O fazer poético está em ligação com as forças da natureza, numa hermenêutica estrangeira, vive no improviso, das leituras alucinogénias, deixando um rasto do que é incognoscível, num permanecer anarquista de lógica contraditória em transe, distanciando-se de verdades consolidadas, e opiniões. Cria uma zona entre ficção, realidade e tempo puro, aberta a intensidades anteriores à escrita. A palavra torna-se convulsão repetitiva tormentosa de heteronomia, num mundo de infinitas probabilidades. O êxtase e o horror da poesia é deparar-se com uma realidade ininteligível. O poeta expande-se como incorporador de escrita, de esquemas existenciais sem consciência onde a língua, fundindo-se com psicopatias, religa a complexidade do tempo passado, presente e futuro entre os jogos do mundo.
Desde eras primitivas que cenas de petróglifos patenteiam frestas de passagem para outras dimensões em experiências de deslocação, num maneira diversa de concatenar os saberes da vida, experienciando a dinâmica primordial da Natureza surpreendente e absurda em que tudo sofre e se transforma. As questões de onde, como e quando, sofrem miscigenações envolvendo energias que ocupam um ambiente obscuro espaciotemporal com forasteiros donos de outros olhares. No entanto é numa tentativa de resposta ao “como”, que o poeta acontece e vibra, deixando-se deslizar numa avalanche indomável.

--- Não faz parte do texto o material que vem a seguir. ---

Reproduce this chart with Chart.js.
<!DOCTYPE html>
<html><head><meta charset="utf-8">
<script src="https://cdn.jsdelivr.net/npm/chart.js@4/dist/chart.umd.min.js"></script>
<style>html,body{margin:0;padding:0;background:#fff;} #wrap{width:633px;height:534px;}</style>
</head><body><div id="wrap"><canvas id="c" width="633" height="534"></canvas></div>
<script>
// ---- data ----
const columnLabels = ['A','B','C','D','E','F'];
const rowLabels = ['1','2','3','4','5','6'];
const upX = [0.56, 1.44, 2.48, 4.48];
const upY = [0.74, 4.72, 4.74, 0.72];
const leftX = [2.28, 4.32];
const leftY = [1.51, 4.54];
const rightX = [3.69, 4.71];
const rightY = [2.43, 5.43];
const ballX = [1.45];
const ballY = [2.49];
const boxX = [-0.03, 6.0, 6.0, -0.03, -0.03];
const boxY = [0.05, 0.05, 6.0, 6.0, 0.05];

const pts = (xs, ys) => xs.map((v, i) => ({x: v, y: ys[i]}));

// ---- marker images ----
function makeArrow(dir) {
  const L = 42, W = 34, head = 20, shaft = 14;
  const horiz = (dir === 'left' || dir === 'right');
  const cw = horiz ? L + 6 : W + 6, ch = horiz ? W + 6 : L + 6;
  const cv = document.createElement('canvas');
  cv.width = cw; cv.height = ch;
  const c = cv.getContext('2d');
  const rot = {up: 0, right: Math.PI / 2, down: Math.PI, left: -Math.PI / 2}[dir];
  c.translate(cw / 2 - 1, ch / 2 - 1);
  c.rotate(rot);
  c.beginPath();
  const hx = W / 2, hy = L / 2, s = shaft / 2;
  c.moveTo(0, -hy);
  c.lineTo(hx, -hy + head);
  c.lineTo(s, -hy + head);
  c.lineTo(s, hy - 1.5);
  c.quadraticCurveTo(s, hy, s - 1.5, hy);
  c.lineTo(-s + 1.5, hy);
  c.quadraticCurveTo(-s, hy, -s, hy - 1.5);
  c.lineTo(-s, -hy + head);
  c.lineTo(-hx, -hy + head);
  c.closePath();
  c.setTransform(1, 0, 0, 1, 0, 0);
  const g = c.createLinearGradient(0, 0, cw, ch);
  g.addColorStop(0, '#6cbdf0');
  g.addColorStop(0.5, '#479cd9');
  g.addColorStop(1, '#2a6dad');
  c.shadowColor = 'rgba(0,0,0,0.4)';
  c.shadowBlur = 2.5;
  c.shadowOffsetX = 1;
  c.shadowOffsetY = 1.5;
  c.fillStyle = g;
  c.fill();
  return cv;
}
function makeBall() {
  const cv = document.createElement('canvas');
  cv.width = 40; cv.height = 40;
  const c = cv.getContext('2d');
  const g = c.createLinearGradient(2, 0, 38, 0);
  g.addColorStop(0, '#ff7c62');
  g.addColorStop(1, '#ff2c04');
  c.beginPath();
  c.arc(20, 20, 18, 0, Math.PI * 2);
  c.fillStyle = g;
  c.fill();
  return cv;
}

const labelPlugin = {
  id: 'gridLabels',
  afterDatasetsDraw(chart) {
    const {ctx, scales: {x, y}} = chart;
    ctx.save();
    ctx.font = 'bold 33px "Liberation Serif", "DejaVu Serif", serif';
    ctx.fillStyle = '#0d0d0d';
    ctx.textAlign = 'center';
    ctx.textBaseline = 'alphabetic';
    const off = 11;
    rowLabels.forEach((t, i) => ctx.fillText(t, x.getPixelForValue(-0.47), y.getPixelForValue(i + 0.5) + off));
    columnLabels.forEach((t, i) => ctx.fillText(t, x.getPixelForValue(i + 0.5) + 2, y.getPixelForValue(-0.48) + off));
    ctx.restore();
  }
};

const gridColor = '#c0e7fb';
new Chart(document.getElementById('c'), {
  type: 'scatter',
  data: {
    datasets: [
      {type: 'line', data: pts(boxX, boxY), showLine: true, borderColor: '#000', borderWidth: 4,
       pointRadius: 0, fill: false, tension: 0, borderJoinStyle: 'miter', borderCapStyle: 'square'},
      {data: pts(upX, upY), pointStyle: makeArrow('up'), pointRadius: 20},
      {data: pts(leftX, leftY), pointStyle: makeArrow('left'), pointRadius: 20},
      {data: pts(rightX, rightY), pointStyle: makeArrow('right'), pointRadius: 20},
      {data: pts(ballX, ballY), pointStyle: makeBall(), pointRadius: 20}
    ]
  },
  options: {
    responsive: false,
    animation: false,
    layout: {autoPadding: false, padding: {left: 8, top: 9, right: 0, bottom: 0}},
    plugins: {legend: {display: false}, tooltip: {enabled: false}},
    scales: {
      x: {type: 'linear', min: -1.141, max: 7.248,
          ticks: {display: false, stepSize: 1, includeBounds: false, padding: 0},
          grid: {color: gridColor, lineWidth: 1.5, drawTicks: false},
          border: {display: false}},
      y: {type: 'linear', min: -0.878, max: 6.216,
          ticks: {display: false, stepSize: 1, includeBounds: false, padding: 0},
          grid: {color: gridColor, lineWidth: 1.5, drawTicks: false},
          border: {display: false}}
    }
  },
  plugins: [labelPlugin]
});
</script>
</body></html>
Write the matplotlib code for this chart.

Luís Serguilha resvala sobre planos moventes onde transitam quereres heterónomos, habitando diferentes esferas, onde tudo se conecta e derrapa. O ser humano é circunscrito, uma vez que existem encalços que desconhece, embora de forma intuitiva a própria arte faz do corpo, um desbravador de diversidades, ávidas de vida e de infinitas correlações. O poeta em transe denuncia-se como inconsciente esgrimista de palavras, misturando-se com a ferocidade do texto.
Serguilha admite, na sua prosa gótica em linguagem corrida, que as questões levantadas são apenas magnetismos sem respostas. “Plantar rosas na barbárie” é uma obra que estimula o espírito e acrescenta à arte literária a possibilidade do humano, empreender no mundo das descobertas, um voo pleno de possibilidades intelectivas e intuitivas, como se a poesia, tivesse a possibilidade de ultrapassar a própria ciência, mesmo que conduza à jornada infinita de saber que não se sabe.
Ana Maria Oliveira: premiada escritora portuguesa nascida no Alto Alentejo, licenciada em Filosofia pela Faculdade de Ciências Sociais e Humanas de Lisboa, possui livros de poesia publicados e participou de coletâneas de escritores lusos; mantém alguns sites onde divulga a sua escrita; ultimamente está ligada ao projeto “Filosofia para crianças”.